The National Rifle Association, once a dominant force in American politics, is witnessing a significant decline in membership and revenue, according to recent reports. The organization, which has been a staunch advocate for Second Amendment rights since 1871, has seen its membership drop to less than half of the 10 million members it projected in 2013. The NRA’s revenue has also taken a hit, with a 52% drop in overall revenue and a nearly 59% drop in membership dues since 2016.
The NRA’s waning influence is not just due to dwindling membership and funds. The organization has been embroiled in legal troubles since 2020, with a lawsuit from New York Attorney General Letitia James alleging misuse of donations by top officials for personal gain. The NRA’s attempts to dismiss the lawsuit have been rejected three times, and its bankruptcy filing was deemed not in good faith by a Texas court.
Gun Control Groups Celebrate
Gun control advocates are hailing the NRA’s decline as a victory. Shannon Watts, founder of Moms Demand Action, and Kris Brown, president of Brady, both expressed their belief that the NRA’s financial and moral bankruptcy is a positive development for gun safety in America.

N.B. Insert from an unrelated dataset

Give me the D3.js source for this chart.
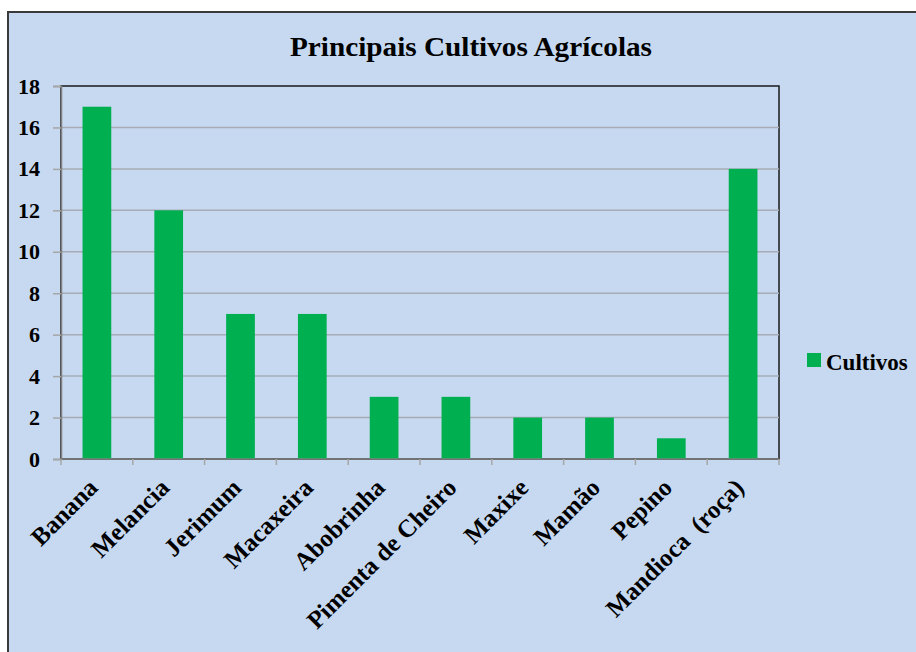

Recent polls show that a majority of Americans favor stricter gun control laws and believe it is too easy to legally obtain a gun.
Other Organizations Rise Up
Despite the NRA’s struggles, other gun rights groups are stepping up to fill the void. The National Association for Gun Rights and The Second Amendment Foundation are among those gaining traction. Meanwhile, gun ownership in the U.S. remains high, with 45% of households owning at least one firearm in 2022.